What to produce:
In the listing below, locate the lines bearing the word "using". Copy every one of them.

■ ■ ■ ■ ■ ■ ■

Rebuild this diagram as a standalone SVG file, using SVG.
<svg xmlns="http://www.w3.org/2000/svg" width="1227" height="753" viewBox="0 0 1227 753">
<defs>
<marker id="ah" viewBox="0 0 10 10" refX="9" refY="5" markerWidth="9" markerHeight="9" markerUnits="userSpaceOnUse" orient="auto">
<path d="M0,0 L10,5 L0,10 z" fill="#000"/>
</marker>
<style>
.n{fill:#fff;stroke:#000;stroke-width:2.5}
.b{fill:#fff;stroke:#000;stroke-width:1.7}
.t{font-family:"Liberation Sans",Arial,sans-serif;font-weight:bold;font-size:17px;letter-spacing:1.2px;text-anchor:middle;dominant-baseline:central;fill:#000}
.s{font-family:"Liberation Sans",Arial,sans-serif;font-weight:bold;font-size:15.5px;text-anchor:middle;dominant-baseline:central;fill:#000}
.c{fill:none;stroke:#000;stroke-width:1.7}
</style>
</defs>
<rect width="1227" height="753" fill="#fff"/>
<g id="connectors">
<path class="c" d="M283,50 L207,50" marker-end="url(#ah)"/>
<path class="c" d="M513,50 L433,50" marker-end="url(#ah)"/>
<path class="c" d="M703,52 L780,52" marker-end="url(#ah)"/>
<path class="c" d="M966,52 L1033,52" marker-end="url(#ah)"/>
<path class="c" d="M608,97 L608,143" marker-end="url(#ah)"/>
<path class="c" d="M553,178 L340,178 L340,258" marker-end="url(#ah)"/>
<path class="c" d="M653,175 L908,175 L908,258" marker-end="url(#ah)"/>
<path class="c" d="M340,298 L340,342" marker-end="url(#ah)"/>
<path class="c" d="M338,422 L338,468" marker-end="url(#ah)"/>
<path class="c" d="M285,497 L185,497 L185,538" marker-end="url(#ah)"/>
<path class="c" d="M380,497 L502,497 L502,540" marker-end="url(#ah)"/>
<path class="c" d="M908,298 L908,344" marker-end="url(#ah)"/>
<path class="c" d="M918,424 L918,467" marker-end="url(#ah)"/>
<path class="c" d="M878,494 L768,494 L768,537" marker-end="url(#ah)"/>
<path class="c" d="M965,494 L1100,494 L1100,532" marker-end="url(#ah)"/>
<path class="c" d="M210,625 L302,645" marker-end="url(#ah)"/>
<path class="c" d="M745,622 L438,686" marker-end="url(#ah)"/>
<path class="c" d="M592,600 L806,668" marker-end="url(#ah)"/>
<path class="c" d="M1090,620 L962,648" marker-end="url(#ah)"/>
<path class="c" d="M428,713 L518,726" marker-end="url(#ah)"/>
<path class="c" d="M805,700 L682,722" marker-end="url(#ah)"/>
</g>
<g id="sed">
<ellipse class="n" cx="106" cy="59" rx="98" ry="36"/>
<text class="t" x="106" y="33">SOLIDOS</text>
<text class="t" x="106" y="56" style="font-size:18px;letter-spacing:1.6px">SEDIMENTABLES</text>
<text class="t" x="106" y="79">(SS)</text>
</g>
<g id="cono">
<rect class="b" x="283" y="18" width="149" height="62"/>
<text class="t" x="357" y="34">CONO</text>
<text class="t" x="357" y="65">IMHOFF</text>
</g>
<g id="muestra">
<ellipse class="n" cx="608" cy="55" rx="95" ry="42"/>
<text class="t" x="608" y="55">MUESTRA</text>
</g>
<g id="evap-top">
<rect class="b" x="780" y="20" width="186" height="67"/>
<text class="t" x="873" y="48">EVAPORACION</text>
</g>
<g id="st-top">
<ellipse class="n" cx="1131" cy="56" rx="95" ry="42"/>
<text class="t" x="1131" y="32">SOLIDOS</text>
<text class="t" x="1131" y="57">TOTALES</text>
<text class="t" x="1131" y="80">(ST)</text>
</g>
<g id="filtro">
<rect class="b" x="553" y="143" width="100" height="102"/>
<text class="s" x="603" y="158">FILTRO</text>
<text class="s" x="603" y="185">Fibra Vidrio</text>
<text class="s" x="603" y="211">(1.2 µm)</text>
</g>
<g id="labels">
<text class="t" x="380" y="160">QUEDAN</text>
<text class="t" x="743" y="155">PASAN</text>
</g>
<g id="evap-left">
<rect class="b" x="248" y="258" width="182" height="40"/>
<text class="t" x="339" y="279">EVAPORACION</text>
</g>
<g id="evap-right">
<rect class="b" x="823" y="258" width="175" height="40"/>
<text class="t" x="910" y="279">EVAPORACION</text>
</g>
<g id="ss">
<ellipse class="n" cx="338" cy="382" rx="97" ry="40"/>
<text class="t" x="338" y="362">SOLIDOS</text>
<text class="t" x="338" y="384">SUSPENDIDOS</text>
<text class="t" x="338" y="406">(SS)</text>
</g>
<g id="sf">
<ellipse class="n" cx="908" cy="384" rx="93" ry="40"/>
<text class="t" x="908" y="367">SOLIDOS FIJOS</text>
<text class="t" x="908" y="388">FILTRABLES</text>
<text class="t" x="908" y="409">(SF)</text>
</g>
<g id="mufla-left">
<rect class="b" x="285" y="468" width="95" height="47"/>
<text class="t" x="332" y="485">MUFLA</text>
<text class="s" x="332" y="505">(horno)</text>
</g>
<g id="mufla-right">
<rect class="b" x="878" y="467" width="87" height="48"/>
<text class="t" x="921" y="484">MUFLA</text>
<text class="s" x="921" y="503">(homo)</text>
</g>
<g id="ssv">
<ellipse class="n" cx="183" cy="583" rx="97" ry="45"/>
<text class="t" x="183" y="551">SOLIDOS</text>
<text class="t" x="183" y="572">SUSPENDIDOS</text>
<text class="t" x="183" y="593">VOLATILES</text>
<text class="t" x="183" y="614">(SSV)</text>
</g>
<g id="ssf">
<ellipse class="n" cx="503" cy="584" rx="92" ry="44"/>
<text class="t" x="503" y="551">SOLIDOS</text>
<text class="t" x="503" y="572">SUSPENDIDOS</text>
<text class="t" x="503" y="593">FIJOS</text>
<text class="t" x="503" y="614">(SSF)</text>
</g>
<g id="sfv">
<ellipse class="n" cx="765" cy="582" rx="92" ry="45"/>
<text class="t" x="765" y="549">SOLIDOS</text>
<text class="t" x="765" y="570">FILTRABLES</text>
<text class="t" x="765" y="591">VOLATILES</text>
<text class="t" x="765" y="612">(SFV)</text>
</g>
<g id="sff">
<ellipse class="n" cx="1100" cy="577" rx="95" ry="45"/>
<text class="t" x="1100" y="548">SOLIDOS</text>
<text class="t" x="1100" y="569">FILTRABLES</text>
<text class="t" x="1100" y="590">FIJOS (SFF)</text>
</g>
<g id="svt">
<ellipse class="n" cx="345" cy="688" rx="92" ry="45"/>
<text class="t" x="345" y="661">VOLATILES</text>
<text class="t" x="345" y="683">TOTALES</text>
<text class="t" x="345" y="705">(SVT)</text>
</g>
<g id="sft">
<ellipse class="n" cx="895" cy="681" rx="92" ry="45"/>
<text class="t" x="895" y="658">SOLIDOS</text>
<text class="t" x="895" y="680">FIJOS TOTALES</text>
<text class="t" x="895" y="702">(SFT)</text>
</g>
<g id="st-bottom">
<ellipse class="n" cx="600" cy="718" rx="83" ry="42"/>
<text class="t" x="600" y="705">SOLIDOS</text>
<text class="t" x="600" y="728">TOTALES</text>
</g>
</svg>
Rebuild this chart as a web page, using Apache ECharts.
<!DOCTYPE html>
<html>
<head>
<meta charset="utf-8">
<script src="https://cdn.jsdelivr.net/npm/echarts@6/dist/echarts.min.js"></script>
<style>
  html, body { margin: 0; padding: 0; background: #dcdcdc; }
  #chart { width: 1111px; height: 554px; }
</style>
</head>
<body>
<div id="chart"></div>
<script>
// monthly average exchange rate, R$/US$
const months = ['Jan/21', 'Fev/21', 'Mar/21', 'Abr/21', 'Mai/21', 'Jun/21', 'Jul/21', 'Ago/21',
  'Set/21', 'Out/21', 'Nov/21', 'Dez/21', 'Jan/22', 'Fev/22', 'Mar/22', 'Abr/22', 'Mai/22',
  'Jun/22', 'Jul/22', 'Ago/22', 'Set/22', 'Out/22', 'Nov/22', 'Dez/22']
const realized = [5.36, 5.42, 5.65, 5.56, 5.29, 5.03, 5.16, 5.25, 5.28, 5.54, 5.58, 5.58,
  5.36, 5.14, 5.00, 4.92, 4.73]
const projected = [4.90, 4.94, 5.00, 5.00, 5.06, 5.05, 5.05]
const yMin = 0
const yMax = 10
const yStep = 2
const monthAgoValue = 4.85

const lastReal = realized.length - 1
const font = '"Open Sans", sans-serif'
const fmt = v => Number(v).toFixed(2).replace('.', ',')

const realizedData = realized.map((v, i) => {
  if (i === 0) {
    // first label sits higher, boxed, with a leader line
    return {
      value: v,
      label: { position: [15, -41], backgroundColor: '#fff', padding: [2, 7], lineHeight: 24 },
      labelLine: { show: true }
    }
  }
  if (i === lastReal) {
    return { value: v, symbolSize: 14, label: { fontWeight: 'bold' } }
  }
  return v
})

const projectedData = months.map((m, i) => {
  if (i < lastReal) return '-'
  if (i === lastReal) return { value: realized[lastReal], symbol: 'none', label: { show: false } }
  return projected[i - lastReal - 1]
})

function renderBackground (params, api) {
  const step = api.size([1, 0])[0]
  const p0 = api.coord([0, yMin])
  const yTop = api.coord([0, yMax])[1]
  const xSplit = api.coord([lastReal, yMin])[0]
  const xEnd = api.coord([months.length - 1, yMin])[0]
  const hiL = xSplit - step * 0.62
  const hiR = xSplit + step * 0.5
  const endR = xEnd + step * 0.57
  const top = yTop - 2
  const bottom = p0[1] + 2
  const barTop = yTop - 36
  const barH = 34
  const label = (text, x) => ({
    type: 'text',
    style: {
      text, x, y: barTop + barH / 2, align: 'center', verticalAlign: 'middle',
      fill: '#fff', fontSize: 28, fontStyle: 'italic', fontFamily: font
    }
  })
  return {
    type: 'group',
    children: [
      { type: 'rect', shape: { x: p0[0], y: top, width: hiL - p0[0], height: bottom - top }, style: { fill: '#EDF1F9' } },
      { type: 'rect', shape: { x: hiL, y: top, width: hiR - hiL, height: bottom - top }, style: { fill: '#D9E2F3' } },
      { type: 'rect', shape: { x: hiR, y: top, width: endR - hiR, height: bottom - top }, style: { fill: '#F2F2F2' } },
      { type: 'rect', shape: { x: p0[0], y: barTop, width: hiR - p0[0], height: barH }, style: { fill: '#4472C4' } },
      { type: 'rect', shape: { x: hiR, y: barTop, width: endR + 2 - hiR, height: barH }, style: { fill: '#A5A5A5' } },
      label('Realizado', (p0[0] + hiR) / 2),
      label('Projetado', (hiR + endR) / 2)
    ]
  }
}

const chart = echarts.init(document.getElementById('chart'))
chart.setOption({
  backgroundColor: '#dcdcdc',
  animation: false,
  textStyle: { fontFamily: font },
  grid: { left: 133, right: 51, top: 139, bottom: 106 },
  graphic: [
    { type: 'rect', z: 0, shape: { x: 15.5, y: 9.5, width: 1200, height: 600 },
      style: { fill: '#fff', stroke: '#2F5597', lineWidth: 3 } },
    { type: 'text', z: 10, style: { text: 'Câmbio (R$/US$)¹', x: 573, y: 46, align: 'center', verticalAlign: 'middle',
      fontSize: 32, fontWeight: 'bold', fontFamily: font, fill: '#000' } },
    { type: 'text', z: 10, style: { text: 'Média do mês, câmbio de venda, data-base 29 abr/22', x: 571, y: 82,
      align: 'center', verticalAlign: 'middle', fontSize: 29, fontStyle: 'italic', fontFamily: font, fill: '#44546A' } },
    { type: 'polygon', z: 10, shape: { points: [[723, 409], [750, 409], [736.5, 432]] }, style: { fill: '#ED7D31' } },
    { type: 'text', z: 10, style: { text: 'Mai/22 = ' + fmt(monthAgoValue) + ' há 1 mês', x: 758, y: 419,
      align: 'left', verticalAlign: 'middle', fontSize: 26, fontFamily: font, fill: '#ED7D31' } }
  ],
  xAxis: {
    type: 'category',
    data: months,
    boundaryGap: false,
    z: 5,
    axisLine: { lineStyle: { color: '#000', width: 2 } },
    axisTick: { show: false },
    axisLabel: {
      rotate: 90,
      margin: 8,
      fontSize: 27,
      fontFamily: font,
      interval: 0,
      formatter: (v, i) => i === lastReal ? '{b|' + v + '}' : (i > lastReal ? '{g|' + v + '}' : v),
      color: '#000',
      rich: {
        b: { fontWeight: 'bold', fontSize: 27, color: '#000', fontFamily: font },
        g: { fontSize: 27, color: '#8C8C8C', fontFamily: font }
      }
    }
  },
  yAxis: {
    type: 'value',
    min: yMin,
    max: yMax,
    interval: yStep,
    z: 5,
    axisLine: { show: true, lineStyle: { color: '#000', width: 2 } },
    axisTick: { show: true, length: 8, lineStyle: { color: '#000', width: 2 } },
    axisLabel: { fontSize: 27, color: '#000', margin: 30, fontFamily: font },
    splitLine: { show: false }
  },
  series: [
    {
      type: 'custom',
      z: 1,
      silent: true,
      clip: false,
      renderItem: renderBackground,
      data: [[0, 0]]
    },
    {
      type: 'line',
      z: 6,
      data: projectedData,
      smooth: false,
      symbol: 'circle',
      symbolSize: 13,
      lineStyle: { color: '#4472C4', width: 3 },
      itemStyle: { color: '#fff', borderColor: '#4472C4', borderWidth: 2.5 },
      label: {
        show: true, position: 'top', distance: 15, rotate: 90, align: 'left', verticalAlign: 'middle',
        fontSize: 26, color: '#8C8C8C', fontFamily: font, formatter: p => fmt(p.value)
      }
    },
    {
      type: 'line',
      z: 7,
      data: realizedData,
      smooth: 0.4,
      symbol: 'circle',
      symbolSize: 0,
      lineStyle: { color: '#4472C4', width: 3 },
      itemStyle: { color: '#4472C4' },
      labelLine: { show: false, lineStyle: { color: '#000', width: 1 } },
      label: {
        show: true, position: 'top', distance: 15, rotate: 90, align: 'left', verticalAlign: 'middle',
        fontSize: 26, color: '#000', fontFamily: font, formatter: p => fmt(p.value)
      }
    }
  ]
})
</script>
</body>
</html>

■ ■ ■ ■ ■ ■ ■

Worked answer:
Rebuild this diagram as a standalone SVG file, using SVG.
Rebuild this chart as a web page, using Apache ECharts.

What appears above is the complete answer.